„Populismus nicht unaufhaltsam“: VdB-Sieg erfreut EU
Zahlreiche Spitzenpolitiker gratulierten dem künftigen Präsidenten, darunter auch Ungarns rechtskonservativer Premier Viktor Orban. Von rechtspopulistischen Parteien kamen nur spärliche Reaktionen.
Wien - Vorwiegend mit Erleichterung und Freude wird in der EU und den europäischen Regierungen der überraschend klare Sieg von Alexander Van der Bellen bei der Bundespräsidentenwahl kommentiert. Van der Bellens Sieg zeige, „dass der Populismus nicht unaufhaltsam ist“, sagte EU-Wirtschaftskommissar Pierre Moscovici am Montag. Zahlreiche Spitzenpolitiker gratulierten dem künftigen Präsidenten, auch Ungarns rechtskonservativer Premier Viktor Orban.
„Das österreichische Volk hat sich für Europa und Offenheit entschieden“, freute sich der französische Präsident Francois Hollande bereits am Sonntagabend. Der deutsche Außenminister Frank-Walter Steinmeier und EU-Parlamentspräsident Martin Schulz sprachen von einer Niederlage für den Anti-EU-Populismus, verkörpert durch den FPÖ-Bundespräsidentschaftskandidaten Norbert Hofer.
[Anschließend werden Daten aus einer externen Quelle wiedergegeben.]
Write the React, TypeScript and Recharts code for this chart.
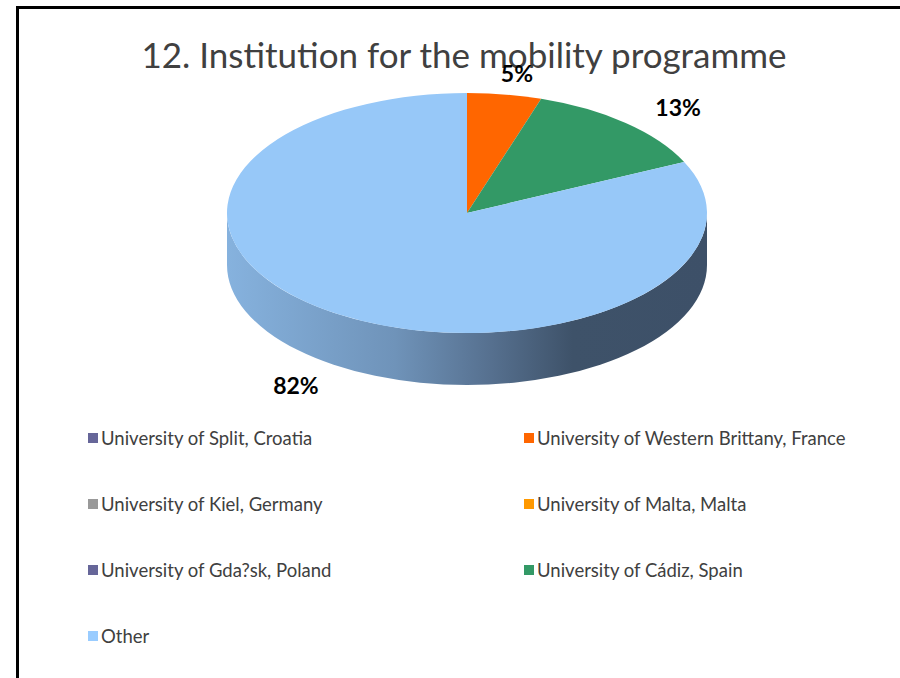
import { PieChart, Pie, Legend } from "recharts"

const institutions = [
  "University of Split, Croatia",
  "University of Western Brittany, France",
  "University of Kiel, Germany",
  "University of Malta, Malta",
  "University of Gda?sk, Poland",
  "University of Cádiz, Spain",
  "Other",
]
const shares = [0, 5, 0, 0, 0, 13, 82]
const colors = ["#666699", "#FF6600", "#999999", "#FF9900", "#666699", "#339966", "#97C8F8"]
const legendColors = ["#666699", "#FF6600", "#999999", "#FF9900", "#666699", "#339966", "#99CCFF"]

const data = institutions.map((name, i) => ({ name, value: shares[i], fill: colors[i] }))

const TILT = 0.5 // ry / rx
const DEPTH = 52
const RAD = Math.PI / 180

// point on the flattened (elliptical) pie
const pt = (cx: number, cy: number, r: number, a: number, dy = 0) =>
  `${cx + r * Math.cos(a * RAD)},${cy - r * TILT * Math.sin(a * RAD) + dy}`

function Slice3D(props: any) {
  const { cx, cy, outerRadius: r, startAngle, endAngle, fill, index } = props
  if (Math.abs(startAngle - endAngle) < 0.01) return <g />
  const rx = r
  const ry = r * TILT
  const large = Math.abs(startAngle - endAngle) > 180 ? 1 : 0
  const top = `M${cx},${cy} L${pt(cx, cy, r, startAngle)} A${rx} ${ry} 0 ${large} 1 ${pt(cx, cy, r, endAngle)} Z`

  // visible front wall: angles between -180 and 0
  const hi = Math.min(Math.max(startAngle, endAngle), 0)
  const lo = Math.max(Math.min(startAngle, endAngle), -180)
  let side = null
  if (hi > lo) {
    const d = `M${pt(cx, cy, r, hi)} A${rx} ${ry} 0 0 1 ${pt(cx, cy, r, lo)} L${pt(cx, cy, r, lo, DEPTH)} A${rx} ${ry} 0 0 0 ${pt(cx, cy, r, hi, DEPTH)} Z`
    side = <path d={d} fill={index === 6 ? "url(#sideGrad)" : fill} stroke="none" />
  }
  return (
    <g>
      {side}
      <path d={top} fill={fill} stroke="none" />
    </g>
  )
}

function renderLabel(props: any) {
  const { cx, cy, midAngle, outerRadius, value, index } = props
  if (!value) return null
  const s = Math.sin(midAngle * RAD)
  const x = cx + outerRadius * 1.33 * Math.cos(midAngle * RAD)
  const y = cy - outerRadius * TILT * 1.18 * s + (s < 0 ? DEPTH : 0)
  return (
    <text
      key={index}
      x={x}
      y={y}
      textAnchor="middle"
      dominantBaseline="central"
      fontFamily="Lato, sans-serif"
      fontWeight="bold"
      fontSize={23}
      fill="#000000"
    >
      {`${Math.round(value)}%`}
    </text>
  )
}

function LegendGrid() {
  return (
    <div
      style={{
        display: "grid",
        gridTemplateColumns: "436px 360px",
        fontFamily: "Lato, sans-serif",
        fontSize: 18.5,
        color: "#404040",
      }}
    >
      {institutions.map((name, i) => (
        <div key={name} style={{ height: 66, display: "flex", alignItems: "center" }}>
          <span
            style={{ width: 10, height: 10, background: legendColors[i], display: "inline-block", marginRight: 3 }}
          />
          <span>{name}</span>
        </div>
      ))}
    </div>
  )
}

export default function App() {
  return (
    <div style={{ position: "absolute", left: 0, top: 0, width: 900, height: 678, background: "#fff", overflow: "hidden" }}>
      <div
        style={{
          position: "absolute",
          left: 16,
          top: 6,
          width: 900,
          height: 700,
          borderLeft: "3px solid #000",
          borderTop: "3px solid #000",
        }}
      />
      <div
        style={{
          position: "absolute",
          left: 14,
          top: 32,
          width: 900,
          textAlign: "center",
          fontFamily: "Lato, sans-serif",
          fontSize: 35,
          lineHeight: "44px",
          color: "#404040",
        }}
      >
        12. Institution for the mobility programme
      </div>
      <div style={{ position: "absolute", left: 0, top: 0 }}>
        <PieChart width={900} height={678} margin={{ top: 0, right: 0, bottom: 0, left: 0 }}>
          <defs>
            <linearGradient id="sideGrad" x1="227" y1="0" x2="707" y2="0" gradientUnits="userSpaceOnUse">
              <stop offset="0" stopColor="#86B2DE" />
              <stop offset="0.35" stopColor="#6F93B9" />
              <stop offset="0.55" stopColor="#56708F" />
              <stop offset="0.72" stopColor="#3E5269" />
              <stop offset="1" stopColor="#3D5068" />
            </linearGradient>
          </defs>
          <Pie
            data={data}
            dataKey="value"
            nameKey="name"
            cx={467}
            cy={213}
            outerRadius={240}
            startAngle={90}
            endAngle={-270}
            stroke="none"
            shape={Slice3D}
            label={renderLabel}
            labelLine={false}
            isAnimationActive={false}
          />
          <Legend
            content={() => <LegendGrid />}
            wrapperStyle={{ position: "absolute", left: 88, top: 405, width: 800 }}
          />
        </PieChart>
      </div>
    </div>
  )
}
Die deutsche Regierung begrüßte den Wahlausgang ebenfalls. Kanzlerin Angela Merkel werde aber erst nach Vorliegen des amtlichen Endergebnisses gratulieren, sagte Regierungssprecher Steffen Seibert am Montag. „Österreich ist für uns ein ganz enger Freund und Nachbar“, äußerte Seibert die Hoffnung auf eine weitere Zusammenarbeit im „Geiste unseres engen Verhältnis und im Geiste der vielen europäischen Aufgaben, die vor uns liegen“.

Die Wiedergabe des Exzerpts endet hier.